Turning to the local media, Lee came up with a plan whereby market forces did the work for him. Using the language of marketplace democracy that we all know so well from brokerage commercials and "New Democrat" reform efforts, Lee's government simply required that all newspaper publishing operations be publicly traded rather than owned by families or private investors--and that crucial voting shares be held by politically reliable individuals.

"Lee Kuan Yew has understood perfectly that the media business is, first and foremost, a business," the canny Singaporean journalist Cherian George has written: "that a press allowed to make money out of a system will support that system; and that publishers value their bottom-line more highly than they do their editorial freedom."

Described that way Lee Kuan Yew sounds like the kind of guy a traditional American press lord, thundering on behalf of the interests of the owning class, could do business with. But Lee tolerates very little thunder. He and his successors seem to regard the press as fundamentally illegitimate, an unelected interloper in the nation's politics. In 1994 a writer named Catherine Lim made the mistake of violating an unwritten prohibition against criticism of government officials; in the official declaration that slapped her down it was announced that neither journalists nor anyone else could be allowed "to set the political agenda from outside the political arena. . . . People who seek to change the nature of Singapore politics and society cannot be allowed to do so from political sanctuaries."
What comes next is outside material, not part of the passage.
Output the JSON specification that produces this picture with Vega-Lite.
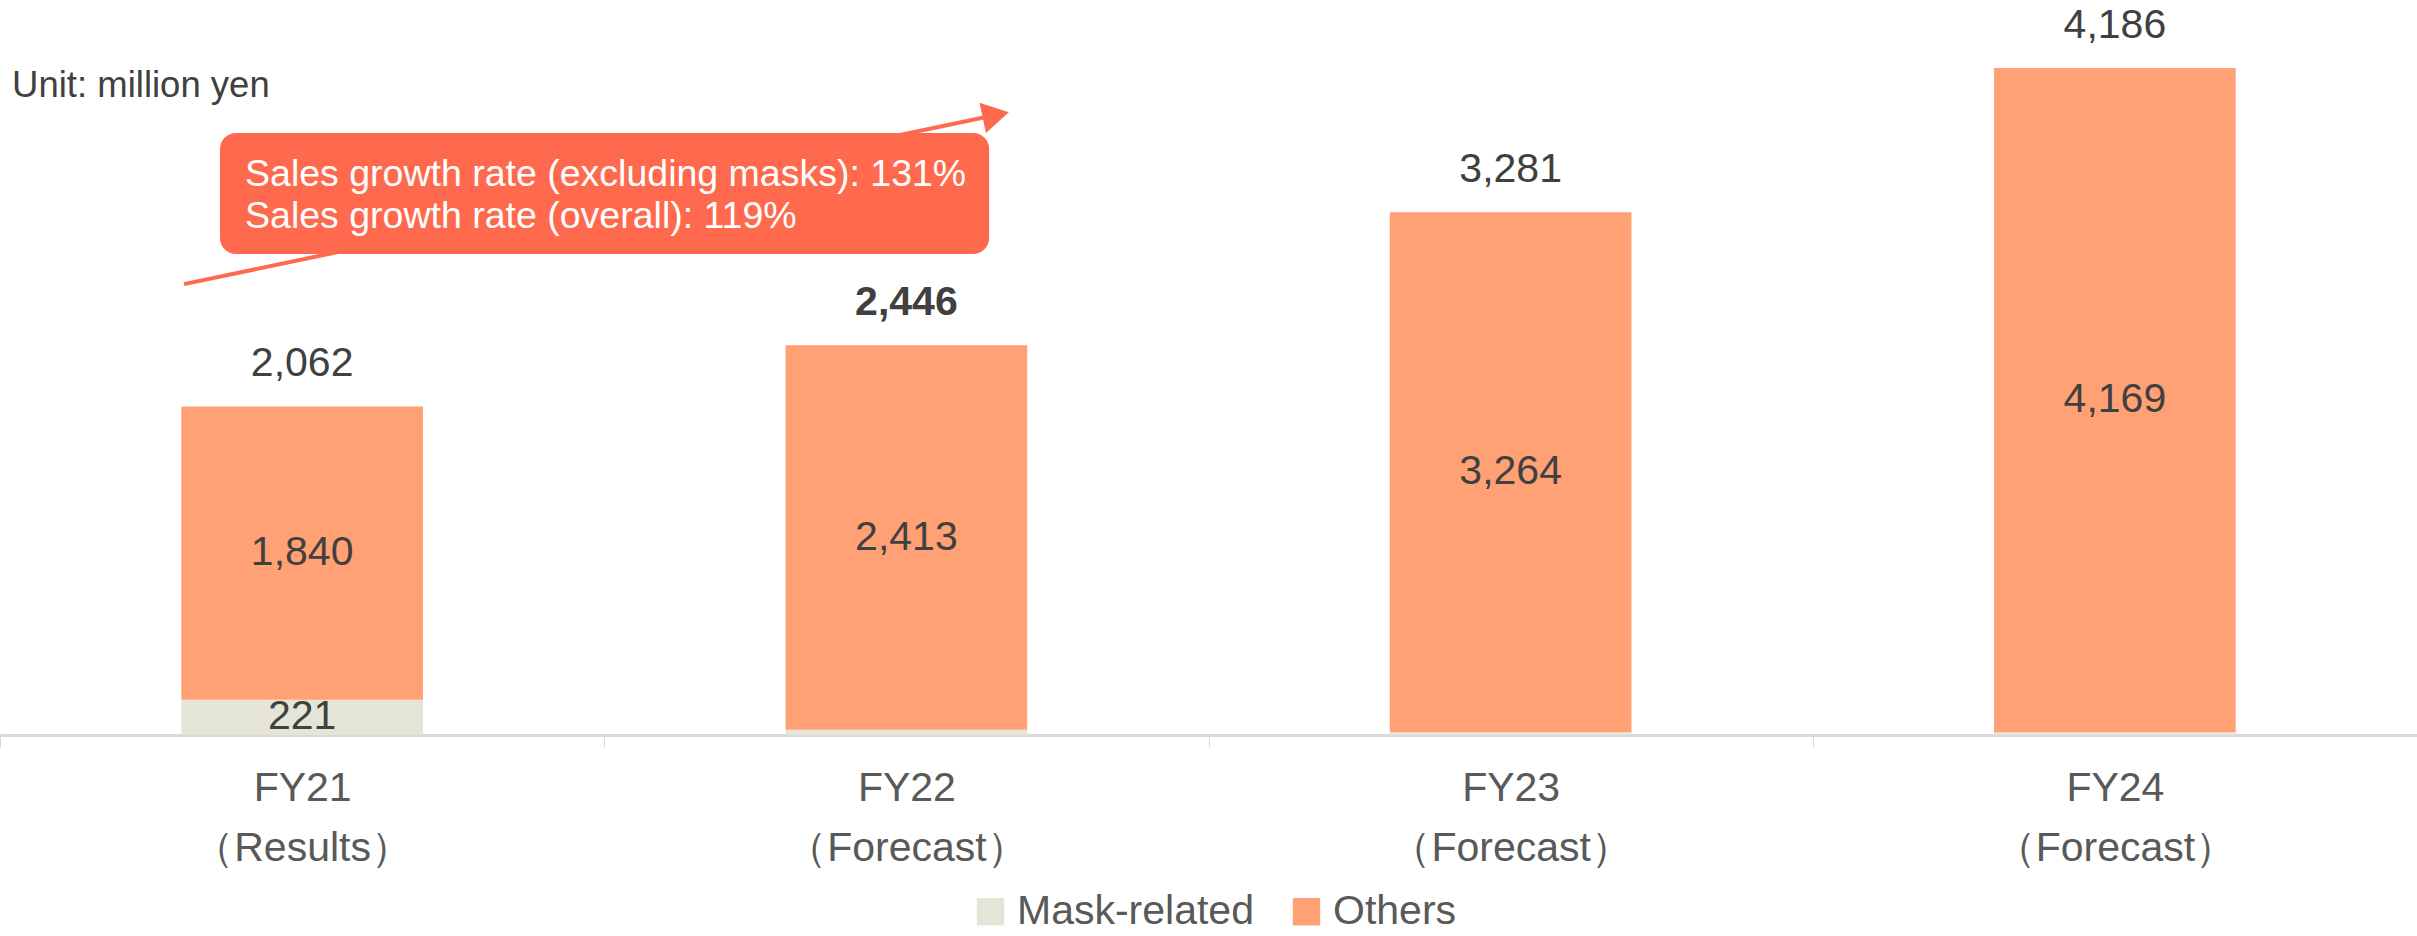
{
  "$schema": "https://vega.github.io/schema/vega-lite/v6.json",
  "width": 2417,
  "height": 735,
  "autosize": {"type": "none"},
  "padding": {"left": 0, "right": 0, "top": 0, "bottom": 201},
  "background": "white",
  "config": {"view": {"stroke": null}, "font": "Liberation Sans"},
  "datasets": {
    "sales": [
      {"year": "FY21", "segment": "Mask-related", "value": 221},
      {"year": "FY21", "segment": "Others", "value": 1840},
      {"year": "FY22", "segment": "Mask-related", "value": 33},
      {"year": "FY22", "segment": "Others", "value": 2413},
      {"year": "FY23", "segment": "Mask-related", "value": 17},
      {"year": "FY23", "segment": "Others", "value": 3264},
      {"year": "FY24", "segment": "Mask-related", "value": 17},
      {"year": "FY24", "segment": "Others", "value": 4169}
    ],
    "totals": [
      {"year": "FY21", "total": 2062},
      {"year": "FY22", "total": 2446},
      {"year": "FY23", "total": 3281},
      {"year": "FY24", "total": 4186}
    ],
    "box": [{"x": 0.364, "x2": 1.637, "y": 3019, "y2": 3778}],
    "boxText": [
      {"x": 0.4055, "y": 3514, "label": "Sales growth rate (excluding masks): 131%"},
      {"x": 0.4055, "y": 3251, "label": "Sales growth rate (overall): 119%"}
    ],
    "arrow": [
      {"x": 0.3045, "y": 2830},
      {"x": 1.648, "y": 3891}
    ],
    "arrowHead": [{"x": 1.648, "y": 3891}],
    "unit": [{"x": 0.02, "y": 4073, "label": "Unit: million yen"}]
  },
  "resolve": {"scale": {"x": "independent"}},
  "layer": [
    {
      "layer": [
        {
          "data": {"name": "sales"},
          "mark": {"type": "bar", "width": {"band": 0.4}},
          "encoding": {
            "x": {
              "field": "year", "type": "nominal", "sort": null,
              "scale": {"type": "band", "paddingInner": 0, "paddingOuter": 0},
              "axis": {
                "title": null, "labelAngle": 0, "labelFontSize": 41, "labelColor": "#595959",
                "labelExpr": "datum.label ? [datum.label, datum.label == 'FY21' ? '（Results）' : '（Forecast）'] : ''",
                "labelLineHeight": 60, "labelPadding": 21, "labelLimit": 0,
                "tickBand": "extent", "tickColor": "#d9d9d9", "tickSize": 12, "tickWidth": 1,
                "domainColor": "#d9d9d9", "domainWidth": 3
              }
            },
            "y": {
              "field": "value", "type": "quantitative", "stack": "zero",
              "scale": {"domain": [0, 4613], "nice": false, "zero": true},
              "axis": null
            },
            "color": {
              "field": "segment", "type": "nominal",
              "scale": {"domain": ["Mask-related", "Others"], "range": ["#E4E5D7", "#FFA075"]},
              "legend": {
                "title": null, "orient": "none", "direction": "horizontal",
                "legendX": 970, "legendY": 891,
                "symbolType": "square", "symbolSize": 750, "symbolStrokeWidth": 0,
                "labelFontSize": 41, "labelColor": "#595959", "columnPadding": 32, "labelOffset": 6,
                "labelLimit": 0
              }
            },
            "order": {"field": "segment", "sort": "ascending"}
          }
        },
        {
          "data": {"name": "sales"},
          "transform": [
            {"stack": "value", "groupby": ["year"], "sort": [{"field": "segment", "order": "ascending"}], "as": ["v0", "v1"]},
            {"filter": "datum.value > 100"},
            {"fold": ["v0", "v1"], "as": ["edge", "pos"]},
            {"aggregate": [{"op": "mean", "field": "pos", "as": "mid"}, {"op": "max", "field": "value", "as": "val"}], "groupby": ["year", "segment"]}
          ],
          "mark": {"type": "text", "fontSize": 41, "color": "#404040", "baseline": "middle"},
          "encoding": {
            "x": {"field": "year", "type": "nominal", "sort": null},
            "y": {"field": "mid", "type": "quantitative", "scale": {"domain": [0, 4613], "nice": false}},
            "text": {"field": "val", "type": "quantitative", "format": ",d"}
          }
        },
        {
          "data": {"name": "totals"},
          "transform": [{"filter": "datum.year != 'FY22'"}],
          "mark": {"type": "text", "fontSize": 41, "color": "#404040", "baseline": "middle", "dy": -42},
          "encoding": {
            "x": {"field": "year", "type": "nominal", "sort": null},
            "y": {"field": "total", "type": "quantitative", "scale": {"domain": [0, 4613], "nice": false}},
            "text": {"field": "total", "type": "quantitative", "format": ",d"}
          }
        },
        {
          "data": {"name": "totals"},
          "transform": [{"filter": "datum.year == 'FY22'"}],
          "mark": {"type": "text", "fontSize": 41, "fontWeight": "bold", "color": "#404040", "baseline": "middle", "dy": -42},
          "encoding": {
            "x": {"field": "year", "type": "nominal", "sort": null},
            "y": {"field": "total", "type": "quantitative", "scale": {"domain": [0, 4613], "nice": false}},
            "text": {"field": "total", "type": "quantitative", "format": ",d"}
          }
        }
      ]
    },
    {
      "layer": [
        {
          "data": {"name": "arrow"},
          "mark": {"type": "line", "color": "#FF6A4F", "strokeWidth": 4},
          "encoding": {
            "x": {"field": "x", "type": "quantitative", "scale": {"domain": [0, 4], "nice": false, "zero": true}, "axis": null},
            "y": {"field": "y", "type": "quantitative", "scale": {"domain": [0, 4613], "nice": false}, "axis": null}
          }
        },
        {
          "data": {"name": "arrowHead"},
          "mark": {"type": "point", "shape": "triangle-right", "filled": true, "color": "#FF6A4F", "size": 950, "angle": 348, "opacity": 1},
          "encoding": {
            "x": {"field": "x", "type": "quantitative"},
            "y": {"field": "y", "type": "quantitative"}
          }
        },
        {
          "data": {"name": "box"},
          "mark": {"type": "rect", "color": "#FF6A4F", "cornerRadius": 16},
          "encoding": {
            "x": {"field": "x", "type": "quantitative"},
            "x2": {"field": "x2"},
            "y": {"field": "y", "type": "quantitative"},
            "y2": {"field": "y2"}
          }
        },
        {
          "data": {"name": "boxText"},
          "mark": {"type": "text", "align": "left", "baseline": "middle", "fontSize": 37.5, "color": "white"},
          "encoding": {
            "x": {"field": "x", "type": "quantitative"},
            "y": {"field": "y", "type": "quantitative"},
            "text": {"field": "label"}
          }
        },
        {
          "data": {"name": "unit"},
          "mark": {"type": "text", "align": "left", "baseline": "middle", "fontSize": 36.5, "color": "#404040"},
          "encoding": {
            "x": {"field": "x", "type": "quantitative"},
            "y": {"field": "y", "type": "quantitative"},
            "text": {"field": "label"}
          }
        }
      ]
    }
  ]
}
No one could be permitted to comment on political issues except duly declared politicians--and everyone knows how the government deals with them. The results may be draconian, but the terms of the debate must seem very familiar to American readers, living as they have through thirty years of assaults on the "elite" media, always said to be foisting their "arrogant" concerns and their big city ways on the rest of us. And Lee Kuan Yew has achieved in Singapore what the American Right can only dream about: Freedom from the press--and along with it freedom from criticism and freedom from critical thought generally.